In the absence of any specific provision conferring such a right upon an examinee to have her answer books revaluated, no such direction can be issued by the Court. Admittedly, there is no provision in the Rules of the CBSE that provides for revaluation by an independent examiner and therefore, such a prayer cannot be acceded to. The aforesaid judgment was given by the High Court of Delhi by a single judge bench comprising Justice Prateek Jalan in the case of Shreem Mittal v. Central Board of Secondary Education (CBSE) [W.P.(C) 7183/2020 & CM APPLs. 24289/2020, 27918/2020] on 31ST May 2021.
The facts of the case are as follows. The petitioner was a student of Bal Bharti Public School, Pitampura, Delhi. She appeared for the Senior Secondary School (Class XII) Examinations, 2020 conducted by the CBSE. The petitioner was not satisfied with the marks awarded to her in Political Science (Subject Code: 028) and Economics (Subject Code: 030). She therefore invoked the procedure for “(I) Verification of Marks, (II) Obtaining Photocopy of the Evaluated Answer Book(s), (III) Re-evaluation of Marks”, as set out in the Circular. She therefore expected an increase of 7 marks in her examinations but after revaluation, the total increase amounted to only 2 marks which was far below her expectations.

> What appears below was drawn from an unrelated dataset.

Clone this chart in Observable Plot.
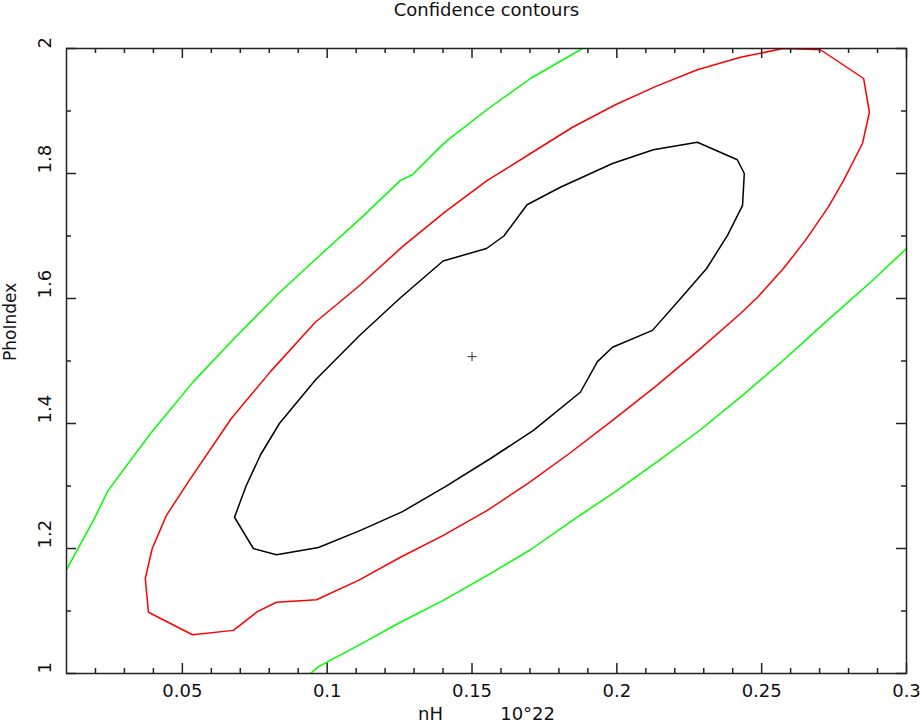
<!DOCTYPE html>
<html>
<head>
<meta charset="utf-8">
<script src="https://cdn.jsdelivr.net/npm/d3@7"></script>
<script src="https://cdn.jsdelivr.net/npm/@observablehq/plot@0.6"></script>
<style>
  html, body { margin: 0; padding: 0; background: white; }
</style>
</head>
<body>
<div id="chart"></div>
<script>
// ---- Data ----
const titleText = "Confidence contours";
const xLabel = "nH\u00a0\u00a0\u00a0\u00a0\u00a0\u00a0\u00a0\u00a0\u00a0\u00a010°22";
const yLabel = "PhoIndex";

const xDomain = [0.01, 0.3];
const yDomain = [1, 2];
const xMajorTicks = [0.05, 0.1, 0.15, 0.2, 0.25, 0.3];
const xTickLabels = ["0.05", "0.1", "0.15", "0.2", "0.25", "0.3"];
const xMinorTicks = [0.02,0.03,0.04,0.06,0.07,0.08,0.09,0.11,0.12,0.13,0.14,0.16,0.17,0.18,0.19,0.21,0.22,0.23,0.24,0.26,0.27,0.28,0.29];
const yMajorTicks = [1, 1.2, 1.4, 1.6, 1.8, 2];
const yTickLabels = ["1", "1.2", "1.4", "1.6", "1.8", "2"];
const yMinorTicks = [1.1, 1.3, 1.5, 1.7, 1.9];

// best fit point
const bestX = [0.15];
const bestY = [1.507];

// inner (black) contour
const blackX = [0.068,0.072,0.077,0.0835,0.096,0.111,0.125,0.140,0.155,0.161,0.169,0.1805,0.1985,0.2126,0.2278,0.2416,0.244,0.2434,0.2382,0.231,0.222,0.2123,0.1985,0.1933,0.1874,0.1712,0.1564,0.1408,0.126,0.1115,0.097,0.0825,0.0745,0.068];
const blackY = [1.25,1.30,1.35,1.40,1.47,1.54,1.60,1.66,1.68,1.70,1.75,1.778,1.816,1.838,1.850,1.822,1.80,1.749,1.701,1.648,1.60,1.549,1.522,1.499,1.45,1.389,1.344,1.299,1.259,1.229,1.2016,1.19,1.20,1.25];

// middle (red) contour
const redX = [0.0383,0.0372,0.0396,0.0445,0.0524,0.0669,0.0804,0.0959,0.1115,0.126,0.1408,0.1553,0.1702,0.1847,0.1995,0.2133,0.2278,0.2427,0.2575,0.2703,0.2852,0.2872,0.2848,0.2783,0.2731,0.2651,0.2575,0.2486,0.2427,0.2282,0.2133,0.1985,0.1836,0.1702,0.1553,0.1401,0.1253,0.1108,0.0963,0.0825,0.0759,0.0676,0.0535,0.0383];
const redY = [1.098,1.152,1.2,1.253,1.309,1.408,1.483,1.562,1.622,1.683,1.739,1.789,1.832,1.874,1.910,1.939,1.966,1.986,2.0,1.998,1.952,1.898,1.848,1.789,1.747,1.693,1.648,1.602,1.576,1.517,1.459,1.405,1.352,1.307,1.261,1.221,1.186,1.149,1.118,1.114,1.099,1.069,1.062,1.098];

// outer (green) contour, upper branch
const greenUpperX = [0.01,0.0193,0.0244,0.039,0.0538,0.0683,0.0832,0.0977,0.1122,0.1253,0.1294,0.1391,0.1415,0.1557,0.1702,0.1881];
const greenUpperY = [1.166,1.245,1.293,1.384,1.467,1.538,1.608,1.670,1.731,1.789,1.798,1.843,1.853,1.904,1.952,2.0];

// outer (green) contour, lower branch
const greenLowerX = [0.0942,0.097,0.1108,0.1253,0.1401,0.1553,0.1702,0.1847,0.1995,0.214,0.2289,0.2434,0.2582,0.2727,0.2876,0.3];
const greenLowerY = [1.0,1.011,1.045,1.082,1.117,1.157,1.198,1.245,1.291,1.339,1.39,1.445,1.504,1.565,1.626,1.68];

// ---- Build tables ----
const toPts = (xs, ys) => xs.map((x, i) => ({x, y: ys[i]}));
const black = toPts(blackX, blackY);
const red = toPts(redX, redY);
const greenU = toPts(greenUpperX, greenUpperY);
const greenL = toPts(greenLowerX, greenLowerY);
const best = toPts(bestX, bestY);

const W = 921, H = 724;
const mL = 66, mR = 15, mT = 48, mB = 51;
const innerH = H - mT - mB;
const innerW = W - mL - mR;
const axisColor = "#222";
const major = 10, minor = 5;

const chart = Plot.plot({
  width: W,
  height: H,
  marginLeft: mL,
  marginRight: mR,
  marginTop: mT,
  marginBottom: mB,
  x: {domain: xDomain, axis: null},
  y: {domain: yDomain, axis: null},
  style: {fontFamily: "'DejaVu Sans', sans-serif", fontSize: "18px", background: "white", color: "#111"},
  marks: [
    // contours
    Plot.line(greenU, {x: "x", y: "y", stroke: "#00ff00", strokeWidth: 1.5, clip: true}),
    Plot.line(greenL, {x: "x", y: "y", stroke: "#00ff00", strokeWidth: 1.5, clip: true}),
    Plot.line(red, {x: "x", y: "y", stroke: "#ff0000", strokeWidth: 1.5, clip: true}),
    Plot.line(black, {x: "x", y: "y", stroke: "#000", strokeWidth: 1.5}),
    Plot.dot(best, {x: "x", y: "y", symbol: "plus", r: 3, stroke: "#333", strokeWidth: 1}),
    // inward ticks, bottom & top
    Plot.tickX(xMajorTicks, {x: d => d, insetTop: innerH - major, stroke: axisColor, strokeWidth: 1.5}),
    Plot.tickX(xMinorTicks, {x: d => d, insetTop: innerH - minor, stroke: axisColor, strokeWidth: 1.5}),
    Plot.tickX(xMajorTicks, {x: d => d, insetBottom: innerH - major, stroke: axisColor, strokeWidth: 1.5}),
    Plot.tickX(xMinorTicks, {x: d => d, insetBottom: innerH - minor, stroke: axisColor, strokeWidth: 1.5}),
    // inward ticks, left & right
    Plot.tickY(yMajorTicks, {y: d => d, insetRight: innerW - major, stroke: axisColor, strokeWidth: 1.5}),
    Plot.tickY(yMinorTicks, {y: d => d, insetRight: innerW - minor, stroke: axisColor, strokeWidth: 1.5}),
    Plot.tickY(yMajorTicks, {y: d => d, insetLeft: innerW - major, stroke: axisColor, strokeWidth: 1.5}),
    Plot.tickY(yMinorTicks, {y: d => d, insetLeft: innerW - minor, stroke: axisColor, strokeWidth: 1.5}),
    Plot.frame({stroke: axisColor, strokeWidth: 1.5}),
    // tick labels
    Plot.text(xMajorTicks, {x: d => d, text: (d, i) => xTickLabels[i], frameAnchor: "bottom", dy: 18, lineAnchor: "middle", fill: "#111"}),
    Plot.text(yMajorTicks, {y: d => d, text: (d, i) => yTickLabels[i], frameAnchor: "left", dx: -21, rotate: -90, lineAnchor: "middle", fill: "#111"}),
    // title and axis labels
    Plot.text([titleText], {text: d => d, frameAnchor: "top", dy: -38, lineAnchor: "middle", fill: "#111"}),
    Plot.text([xLabel], {text: d => d, frameAnchor: "bottom", dy: 41, lineAnchor: "middle", fill: "#111"}),
    Plot.text([yLabel], {text: d => d, frameAnchor: "left", dx: -56, rotate: -90, lineAnchor: "middle", fontSize: 17, fill: "#111"})
  ]
});
document.getElementById("chart").appendChild(chart);
</script>
</body>
</html>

The submissions of the counsel are as follows. Learned counsel for the petitioner, submitted in the course of argument that he assails the CBSE’s method for re-evaluation, as it does not provide any reasoning for addition or deduction of marks and that the process is arbitrary and discretionary, inasmuch as it does not provide for any appeal or review after the process of re-evaluation. On the other hand, Ms Seema Dolo, learned counsel for the CBSE, submitted that re-evaluation of answer scripts cannot be claimed as a right, and is always subject to the rules laid down by the examining authority. Ms. Dolo submitted that the petitioner, having invoked the modalities mentioned in the Circular, cannot now seek modification of the same.

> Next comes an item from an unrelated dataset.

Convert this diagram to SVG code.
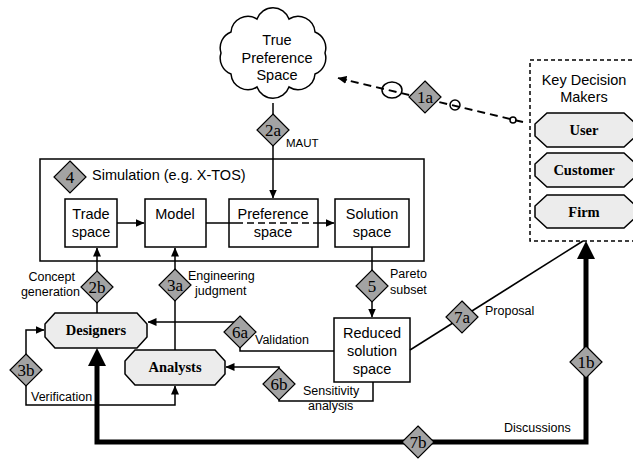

In its verdict, the court relied on the views taken in the various cases including Ran Vijay Singh & Ors. v. State of Uttar Pradesh & Ors. (2018) 2 SCC 357, Bihar Staff Selection Commission & Ors. v. Arun Kumar & Ors. (2020) 6 SCC 362 (paragraph 25) and Vikesh Kumar Gupta & Anr. v. State of Rajasthan & Ors. (2021) 2 SCC 309 and the case was dismissed based on the following reasons. The court stated that “In the instant case, as noted above, a procedure for evaluation has been prescribed by the respondent/CBSE and in the absence of any fact disclosing any bias, malafides, non-consideration of the relevant factors etc., and no ground for interference in judicial review is made out. 18. The appellant may be unhappy that she could not achieve the scores she had expected but that itself would not be a ground for the Court to interfere. It has rightly been observed by the learned Single Judge that there is no glaring error apparent on the face of the record and the appellant has failed to make out a case for the relief sought.”